Ultrastable dihydrophenazine-based polymer from industrial waste as a sustainable lithium-ion battery cathode material

Abstract

Full utilization of chemical industrial waste is critical to ecological and social sustainability. Amongst the various waste materials, it is rather fascinating to utilize redox-active organic waste products as sustainable electrode materials for rechargeable lithium-ion batteries (LIBs). In this work, a novel p-type dihydrophenazine-based polymer, poly(5,10-bis-(ethyl methacrylate)-phenazine) (PBEMP), was synthesized as an organic LIB cathode material from the industrial by-product phenazine, which is currently disposed of by burning, releasing about 3500 tonnes of carbon dioxide to the environment annually as well as other gaseous wastes. PBEMP exhibits a high average working potential (up to 3.37 V vs.

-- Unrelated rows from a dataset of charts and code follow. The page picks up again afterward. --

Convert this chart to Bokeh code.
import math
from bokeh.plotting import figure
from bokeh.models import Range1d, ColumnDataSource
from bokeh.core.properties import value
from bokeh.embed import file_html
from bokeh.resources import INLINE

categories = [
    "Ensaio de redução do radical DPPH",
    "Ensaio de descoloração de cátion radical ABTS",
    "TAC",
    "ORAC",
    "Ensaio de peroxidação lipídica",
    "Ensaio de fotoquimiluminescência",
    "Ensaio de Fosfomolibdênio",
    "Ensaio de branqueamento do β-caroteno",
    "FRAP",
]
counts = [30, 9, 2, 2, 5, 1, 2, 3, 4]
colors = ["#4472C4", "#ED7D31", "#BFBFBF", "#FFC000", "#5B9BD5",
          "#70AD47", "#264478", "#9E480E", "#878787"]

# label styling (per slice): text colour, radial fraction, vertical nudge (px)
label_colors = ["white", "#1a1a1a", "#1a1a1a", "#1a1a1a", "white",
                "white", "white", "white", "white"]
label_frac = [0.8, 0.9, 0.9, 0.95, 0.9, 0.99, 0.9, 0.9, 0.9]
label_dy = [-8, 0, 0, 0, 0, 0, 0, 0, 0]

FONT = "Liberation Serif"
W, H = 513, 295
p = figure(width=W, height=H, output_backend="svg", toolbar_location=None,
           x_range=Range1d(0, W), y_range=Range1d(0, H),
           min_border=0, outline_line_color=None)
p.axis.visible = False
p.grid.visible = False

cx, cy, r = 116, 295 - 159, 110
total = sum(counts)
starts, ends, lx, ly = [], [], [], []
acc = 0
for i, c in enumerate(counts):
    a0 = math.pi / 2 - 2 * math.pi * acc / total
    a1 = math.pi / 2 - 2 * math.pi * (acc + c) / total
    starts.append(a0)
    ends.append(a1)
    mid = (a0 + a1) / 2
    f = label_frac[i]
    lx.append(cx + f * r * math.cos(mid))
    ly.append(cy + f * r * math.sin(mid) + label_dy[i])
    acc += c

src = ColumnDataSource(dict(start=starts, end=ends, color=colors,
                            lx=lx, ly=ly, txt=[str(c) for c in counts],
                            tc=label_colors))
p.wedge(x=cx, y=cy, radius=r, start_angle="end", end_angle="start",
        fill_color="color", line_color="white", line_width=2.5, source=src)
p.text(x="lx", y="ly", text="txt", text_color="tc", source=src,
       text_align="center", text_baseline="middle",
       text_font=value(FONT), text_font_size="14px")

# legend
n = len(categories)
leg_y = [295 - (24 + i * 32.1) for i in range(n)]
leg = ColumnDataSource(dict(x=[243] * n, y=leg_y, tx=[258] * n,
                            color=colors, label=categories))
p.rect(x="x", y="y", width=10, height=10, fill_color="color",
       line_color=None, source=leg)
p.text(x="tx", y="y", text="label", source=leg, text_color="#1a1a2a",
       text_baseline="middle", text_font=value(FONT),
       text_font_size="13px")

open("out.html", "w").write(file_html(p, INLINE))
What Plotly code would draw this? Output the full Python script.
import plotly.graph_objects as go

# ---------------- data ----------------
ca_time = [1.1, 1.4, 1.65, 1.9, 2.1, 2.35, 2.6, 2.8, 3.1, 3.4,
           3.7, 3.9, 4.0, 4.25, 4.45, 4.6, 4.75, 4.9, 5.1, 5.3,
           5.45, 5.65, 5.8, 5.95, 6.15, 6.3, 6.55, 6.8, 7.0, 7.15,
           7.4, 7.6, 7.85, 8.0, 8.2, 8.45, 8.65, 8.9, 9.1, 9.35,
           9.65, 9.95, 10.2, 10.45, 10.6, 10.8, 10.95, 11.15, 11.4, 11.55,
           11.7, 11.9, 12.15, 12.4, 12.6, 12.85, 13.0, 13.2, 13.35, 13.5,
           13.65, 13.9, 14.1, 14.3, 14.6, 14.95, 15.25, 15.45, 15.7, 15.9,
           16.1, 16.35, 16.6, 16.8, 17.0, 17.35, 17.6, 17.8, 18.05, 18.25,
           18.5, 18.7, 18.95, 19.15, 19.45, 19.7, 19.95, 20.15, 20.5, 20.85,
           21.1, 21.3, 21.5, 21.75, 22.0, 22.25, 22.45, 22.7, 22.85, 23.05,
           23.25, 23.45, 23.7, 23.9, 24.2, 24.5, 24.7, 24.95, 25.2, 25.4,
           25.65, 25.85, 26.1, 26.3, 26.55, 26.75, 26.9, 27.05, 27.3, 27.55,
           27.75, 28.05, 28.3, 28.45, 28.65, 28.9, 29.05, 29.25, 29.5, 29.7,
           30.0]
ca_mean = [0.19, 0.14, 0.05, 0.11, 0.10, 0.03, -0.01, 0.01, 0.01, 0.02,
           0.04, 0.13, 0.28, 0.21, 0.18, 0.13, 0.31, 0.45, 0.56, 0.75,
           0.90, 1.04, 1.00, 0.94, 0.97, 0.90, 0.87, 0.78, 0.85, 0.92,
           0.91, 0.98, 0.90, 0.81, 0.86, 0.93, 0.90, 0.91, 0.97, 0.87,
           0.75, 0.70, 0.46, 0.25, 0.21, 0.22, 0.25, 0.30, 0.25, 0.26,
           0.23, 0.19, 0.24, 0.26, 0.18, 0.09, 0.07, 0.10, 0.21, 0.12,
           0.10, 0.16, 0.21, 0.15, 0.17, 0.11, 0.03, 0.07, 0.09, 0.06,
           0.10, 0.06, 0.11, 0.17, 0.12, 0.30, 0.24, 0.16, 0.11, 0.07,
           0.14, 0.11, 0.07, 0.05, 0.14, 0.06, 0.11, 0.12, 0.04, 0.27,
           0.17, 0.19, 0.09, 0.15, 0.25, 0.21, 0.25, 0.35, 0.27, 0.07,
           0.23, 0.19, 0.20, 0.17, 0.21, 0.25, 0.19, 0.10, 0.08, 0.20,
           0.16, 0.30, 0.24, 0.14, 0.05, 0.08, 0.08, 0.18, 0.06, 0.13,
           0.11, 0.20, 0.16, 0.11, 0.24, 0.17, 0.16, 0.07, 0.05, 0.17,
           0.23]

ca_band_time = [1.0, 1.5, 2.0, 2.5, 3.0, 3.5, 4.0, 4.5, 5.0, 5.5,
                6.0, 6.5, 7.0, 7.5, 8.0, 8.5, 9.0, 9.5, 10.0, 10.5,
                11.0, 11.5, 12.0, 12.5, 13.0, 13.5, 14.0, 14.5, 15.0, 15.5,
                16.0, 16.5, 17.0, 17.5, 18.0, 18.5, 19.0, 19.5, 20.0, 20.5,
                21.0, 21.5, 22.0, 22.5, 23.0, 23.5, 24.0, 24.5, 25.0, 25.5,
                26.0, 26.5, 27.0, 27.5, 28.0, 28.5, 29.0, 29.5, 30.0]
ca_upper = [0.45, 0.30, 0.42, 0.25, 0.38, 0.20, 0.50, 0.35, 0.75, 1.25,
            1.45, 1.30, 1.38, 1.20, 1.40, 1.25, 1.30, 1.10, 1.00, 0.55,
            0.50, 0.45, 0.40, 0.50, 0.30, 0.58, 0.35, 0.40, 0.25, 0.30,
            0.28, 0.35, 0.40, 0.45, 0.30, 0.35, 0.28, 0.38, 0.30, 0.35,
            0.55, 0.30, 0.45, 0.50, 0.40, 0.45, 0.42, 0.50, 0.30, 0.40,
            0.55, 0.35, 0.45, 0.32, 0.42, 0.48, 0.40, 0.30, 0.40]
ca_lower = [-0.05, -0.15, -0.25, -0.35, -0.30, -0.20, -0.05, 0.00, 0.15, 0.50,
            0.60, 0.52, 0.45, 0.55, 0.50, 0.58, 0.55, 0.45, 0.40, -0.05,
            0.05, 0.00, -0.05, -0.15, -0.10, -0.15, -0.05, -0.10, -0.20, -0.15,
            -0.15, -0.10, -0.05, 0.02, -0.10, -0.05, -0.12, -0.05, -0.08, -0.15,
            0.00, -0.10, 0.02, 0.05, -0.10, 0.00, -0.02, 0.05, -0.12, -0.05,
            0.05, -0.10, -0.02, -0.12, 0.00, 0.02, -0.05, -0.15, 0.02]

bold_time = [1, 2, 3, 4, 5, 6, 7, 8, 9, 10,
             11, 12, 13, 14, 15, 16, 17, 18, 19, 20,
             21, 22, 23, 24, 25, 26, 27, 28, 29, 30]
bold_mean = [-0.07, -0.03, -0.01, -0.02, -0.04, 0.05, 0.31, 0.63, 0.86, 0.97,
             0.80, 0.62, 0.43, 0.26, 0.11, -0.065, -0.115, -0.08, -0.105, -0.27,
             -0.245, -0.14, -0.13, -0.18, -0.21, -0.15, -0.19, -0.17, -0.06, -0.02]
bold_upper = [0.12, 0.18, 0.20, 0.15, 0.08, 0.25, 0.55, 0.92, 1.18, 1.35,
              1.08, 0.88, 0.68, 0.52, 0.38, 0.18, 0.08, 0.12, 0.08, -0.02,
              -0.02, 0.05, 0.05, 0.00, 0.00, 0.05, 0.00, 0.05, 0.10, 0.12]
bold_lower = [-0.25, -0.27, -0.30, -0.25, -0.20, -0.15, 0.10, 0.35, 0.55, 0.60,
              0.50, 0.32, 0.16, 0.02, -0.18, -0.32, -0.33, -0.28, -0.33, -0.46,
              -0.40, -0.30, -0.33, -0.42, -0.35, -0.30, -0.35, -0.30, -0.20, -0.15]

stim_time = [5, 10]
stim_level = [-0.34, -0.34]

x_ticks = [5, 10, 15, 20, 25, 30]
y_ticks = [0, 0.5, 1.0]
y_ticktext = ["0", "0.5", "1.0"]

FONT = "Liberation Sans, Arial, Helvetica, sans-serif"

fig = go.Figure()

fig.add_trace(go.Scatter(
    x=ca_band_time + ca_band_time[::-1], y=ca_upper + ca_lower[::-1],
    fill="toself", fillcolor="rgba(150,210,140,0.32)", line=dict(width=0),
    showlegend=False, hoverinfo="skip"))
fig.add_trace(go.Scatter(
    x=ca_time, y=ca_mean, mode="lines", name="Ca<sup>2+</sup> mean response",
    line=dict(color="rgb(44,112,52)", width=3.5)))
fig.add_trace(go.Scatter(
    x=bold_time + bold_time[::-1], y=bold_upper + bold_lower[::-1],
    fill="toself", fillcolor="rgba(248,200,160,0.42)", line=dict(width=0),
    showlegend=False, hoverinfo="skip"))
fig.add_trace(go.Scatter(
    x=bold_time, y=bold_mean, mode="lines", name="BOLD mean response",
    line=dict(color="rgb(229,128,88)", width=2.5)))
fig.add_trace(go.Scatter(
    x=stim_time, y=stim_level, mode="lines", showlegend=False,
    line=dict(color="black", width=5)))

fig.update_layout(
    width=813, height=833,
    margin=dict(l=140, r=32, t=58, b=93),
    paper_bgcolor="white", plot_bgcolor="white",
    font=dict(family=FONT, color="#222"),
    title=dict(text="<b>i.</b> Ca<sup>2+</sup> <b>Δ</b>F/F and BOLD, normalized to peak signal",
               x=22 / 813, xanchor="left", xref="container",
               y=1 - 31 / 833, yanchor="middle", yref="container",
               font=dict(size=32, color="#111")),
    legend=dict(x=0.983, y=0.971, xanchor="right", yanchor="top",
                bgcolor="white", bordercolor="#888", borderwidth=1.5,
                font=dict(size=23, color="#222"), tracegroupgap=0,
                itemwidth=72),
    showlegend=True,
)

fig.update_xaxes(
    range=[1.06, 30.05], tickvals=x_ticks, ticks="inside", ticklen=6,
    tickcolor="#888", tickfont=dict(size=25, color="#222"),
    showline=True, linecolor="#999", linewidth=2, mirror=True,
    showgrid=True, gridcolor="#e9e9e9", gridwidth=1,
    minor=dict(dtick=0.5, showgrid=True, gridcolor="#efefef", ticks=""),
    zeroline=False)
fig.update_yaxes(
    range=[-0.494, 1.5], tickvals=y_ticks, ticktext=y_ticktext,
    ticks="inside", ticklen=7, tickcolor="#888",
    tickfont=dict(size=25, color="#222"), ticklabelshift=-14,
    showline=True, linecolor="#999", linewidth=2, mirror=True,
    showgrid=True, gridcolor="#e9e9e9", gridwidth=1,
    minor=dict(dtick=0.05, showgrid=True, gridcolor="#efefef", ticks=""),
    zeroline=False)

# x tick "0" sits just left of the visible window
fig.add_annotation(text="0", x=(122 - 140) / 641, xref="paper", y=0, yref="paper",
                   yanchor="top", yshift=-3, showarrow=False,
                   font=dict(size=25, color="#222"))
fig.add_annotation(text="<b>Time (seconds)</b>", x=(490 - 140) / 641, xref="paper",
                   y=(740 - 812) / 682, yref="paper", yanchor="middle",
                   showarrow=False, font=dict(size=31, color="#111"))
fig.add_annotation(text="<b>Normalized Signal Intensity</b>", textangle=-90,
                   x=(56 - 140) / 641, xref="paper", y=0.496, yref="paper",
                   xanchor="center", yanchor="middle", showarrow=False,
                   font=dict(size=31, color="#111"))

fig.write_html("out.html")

Li/Li⁺), superior rate capability, ultra-high cycling stability (after 1000 cycles at 1.0 A g⁻¹, 77% of the initial capacity is retained), high specific capacity (123 mA h g⁻¹) and a high specific energy of 413.7 W h kg⁻¹. This work provides a feasible strategy to utilize phenazine as a useful material, avoiding the release of massive amounts of environmentally unfriendly gases.